Friday 30 May 2014

A Little Library's Dream, Part 1


I Couldn’t Have Dreamed This Up


By Liz Cottrill of Living Books Library, reposted here with her permission.


Life takes many twists and turns and I find, every now and then, that pausing to look backward reveals an amazing journey. The parade of ordinary days, small decisions, little efforts produces, well, things one could never have dreamed up.

When a friend gave me the book For the Children's Sake nineteen years ago, I never would have guessed how much my homeschooling journey would be changed by that book. That was the first time I heard of “living books.” My children have been blessed by my realizing how much they could learn from living books.

Five years later another friend told me about a lady starting a homeschool library and my source for these wonderful old, out-of-print books became reality. My children, then between two and eighteen years old, began some real book adventures there. In the basement of her home, my soon to become dear friend, Michelle, had packed twenty thousand precious treasures for all of us to revel in. Then we had to move away.

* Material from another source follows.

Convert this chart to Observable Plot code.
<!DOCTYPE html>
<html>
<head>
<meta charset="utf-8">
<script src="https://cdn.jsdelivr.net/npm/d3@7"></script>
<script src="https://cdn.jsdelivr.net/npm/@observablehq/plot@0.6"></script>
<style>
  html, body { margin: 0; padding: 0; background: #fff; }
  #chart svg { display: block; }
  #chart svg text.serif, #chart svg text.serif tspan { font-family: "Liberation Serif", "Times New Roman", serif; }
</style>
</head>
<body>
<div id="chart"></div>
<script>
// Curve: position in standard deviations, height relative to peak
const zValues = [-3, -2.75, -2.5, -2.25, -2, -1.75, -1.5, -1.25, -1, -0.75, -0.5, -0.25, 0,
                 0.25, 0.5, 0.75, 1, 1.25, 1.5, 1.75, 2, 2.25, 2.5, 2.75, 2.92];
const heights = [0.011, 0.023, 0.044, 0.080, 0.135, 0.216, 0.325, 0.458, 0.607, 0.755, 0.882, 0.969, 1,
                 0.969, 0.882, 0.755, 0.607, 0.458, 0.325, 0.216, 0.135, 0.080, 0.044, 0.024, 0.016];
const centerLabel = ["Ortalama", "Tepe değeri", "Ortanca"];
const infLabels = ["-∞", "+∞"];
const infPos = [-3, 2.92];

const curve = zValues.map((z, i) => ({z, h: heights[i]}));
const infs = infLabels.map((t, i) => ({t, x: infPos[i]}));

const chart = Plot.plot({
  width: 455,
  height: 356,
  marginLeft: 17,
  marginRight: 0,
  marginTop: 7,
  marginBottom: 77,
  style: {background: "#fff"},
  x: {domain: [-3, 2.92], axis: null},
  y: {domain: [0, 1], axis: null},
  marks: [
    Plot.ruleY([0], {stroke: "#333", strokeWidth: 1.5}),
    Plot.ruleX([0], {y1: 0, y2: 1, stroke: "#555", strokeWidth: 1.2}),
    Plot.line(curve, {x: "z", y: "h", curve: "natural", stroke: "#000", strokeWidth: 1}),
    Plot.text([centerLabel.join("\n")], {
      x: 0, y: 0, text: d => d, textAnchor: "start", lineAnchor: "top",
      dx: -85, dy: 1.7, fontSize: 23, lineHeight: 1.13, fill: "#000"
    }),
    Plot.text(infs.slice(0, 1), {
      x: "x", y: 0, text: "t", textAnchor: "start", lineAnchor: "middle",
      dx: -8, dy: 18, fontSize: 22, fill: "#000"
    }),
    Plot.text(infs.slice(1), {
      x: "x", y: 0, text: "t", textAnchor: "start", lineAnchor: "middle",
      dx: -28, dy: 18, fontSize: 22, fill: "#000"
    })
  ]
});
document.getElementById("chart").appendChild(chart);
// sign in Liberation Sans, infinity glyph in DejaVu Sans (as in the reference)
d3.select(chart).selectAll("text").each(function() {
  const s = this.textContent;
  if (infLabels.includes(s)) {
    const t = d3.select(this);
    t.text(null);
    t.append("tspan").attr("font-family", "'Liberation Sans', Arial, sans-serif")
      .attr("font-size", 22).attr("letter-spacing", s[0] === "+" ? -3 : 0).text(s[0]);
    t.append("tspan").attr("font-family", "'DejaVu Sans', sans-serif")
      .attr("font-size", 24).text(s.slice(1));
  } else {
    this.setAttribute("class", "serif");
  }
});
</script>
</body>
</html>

It was a cold night when we made our first visit to our new local public library, and seemed even bleaker on the way home with a meager harvest from those shelves. We had to begin hunting for better books on our own.

After getting to know other homeschool families in our area, and wistfully recounting to them the marvels of the private homeschool library we had left behind, they sympathized with our loss. Then one day boxes of books began arriving at my doorstep. They were just the kind we had grown to depend on. Where were they from? Why was this happening? The donor remained anonymous.

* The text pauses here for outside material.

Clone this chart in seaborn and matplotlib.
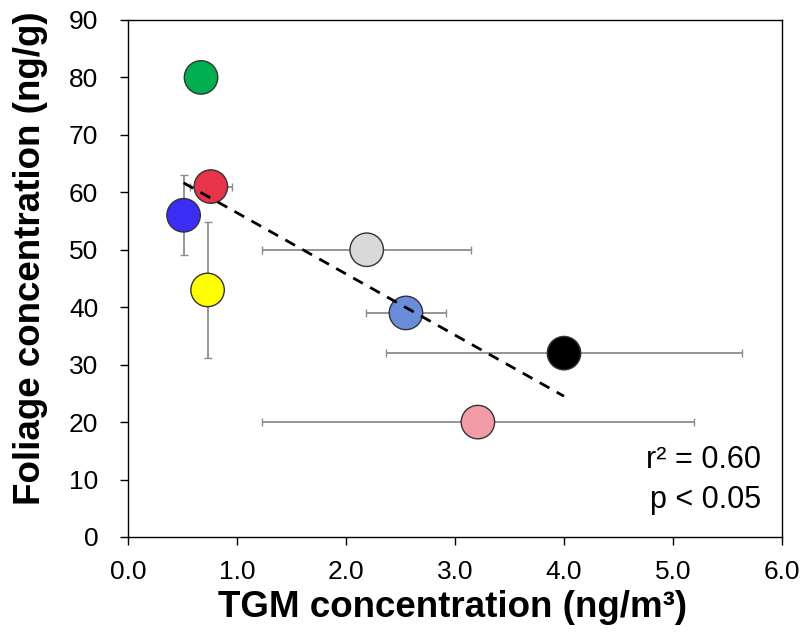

My husband started building new bookcases. My house was groaning under the load of books. I began feeling like a hoarder. Friends hinted, gently urging, “Why don’t you start a library?” No way, I couldn't possibly, not in my wildest dreams.

My daughter, Emily, unapologetically book crazy, has one fault. She doesn't like to be told, “It can’t be done.” I balked for several reasons, not the least of which was that I still had three young children to homeschool. I also didn’t know the first thing about running a library. And, most shamefully of all, how could I let other people carry off my precious books to homes I had never seen?

The problem was, I saw the need. Most of the families I knew depended on curriculum in a box. I observed young mothers struggling with multiple children of different ages and learning needs. My decision to share our books finally boiled down to the old, but simple command: “Do unto others as you would have them do unto you.” So we organized and labeled the books and opened our front door.

It’s embarrassing to recall my reluctance now, now that I am the one blessed by the children who have come, read our books, and rewarded me with, by now, hundreds of delightful conversations about what they have read, and learned, and are planning to do. I could ramble for hours with the memories. “I’m here for My Friend Flicka!” from an eight-year-old girl who literally bounded through the door one afternoon. “Ms. Emily, these are the books I’d like to renew,” from a two-year-old toddling to the check-out desk with his tiny box of Beatrix Potter books. Or, the rebellious lad whose mother was at her wit’s end trying to find anything he would read, coming in a year after discovering Living Books Library to ask if I thought he
would enjoy Ivanhoe by Sir Walter Scott.

A couple of years ago, Lisa from Yesterday's Classics challenged Emily and I to work toward a homeschool library in every county in America. We howled with laughter. How in the world would that be possible? That’s a crazy dream. But three years ago, another one opened in northeast Tennessee.

This week Emily and I will be sharing about living books, organizing your home library, and what is involved in possibly opening a lending library in a workshop at the Childlight USA Conference in Boiling Springs, North Carolina. Imagine being given the privilege to share about our passion for books and the incredible potential of introducing children and parents alike all that can be discovered in the world of living ideas from living literature.

On June 28, the first ever Homeschool Librarians Conference will be taking place here in southwest Virginia. Families are coming from Washington, California, Kansas, Texas, Maryland, New Jersey to name a few. We are going to share the dream and how they can make it a reality in their hometowns. I know the chances that other libraries will spring up near them are great since we have seen that trend already.

So when I look back and reminisce, I am amazed. God knows our path when we do not. We make our little choices and He knows them, every one. Our path is not a mystery to Him. I cannot guess the plans He has for any of the lives that have crossed our path, but I know they might accomplish things they haven’t even dreamed of yet. We’re still living ours, and it’s better than we could have ever dreamed.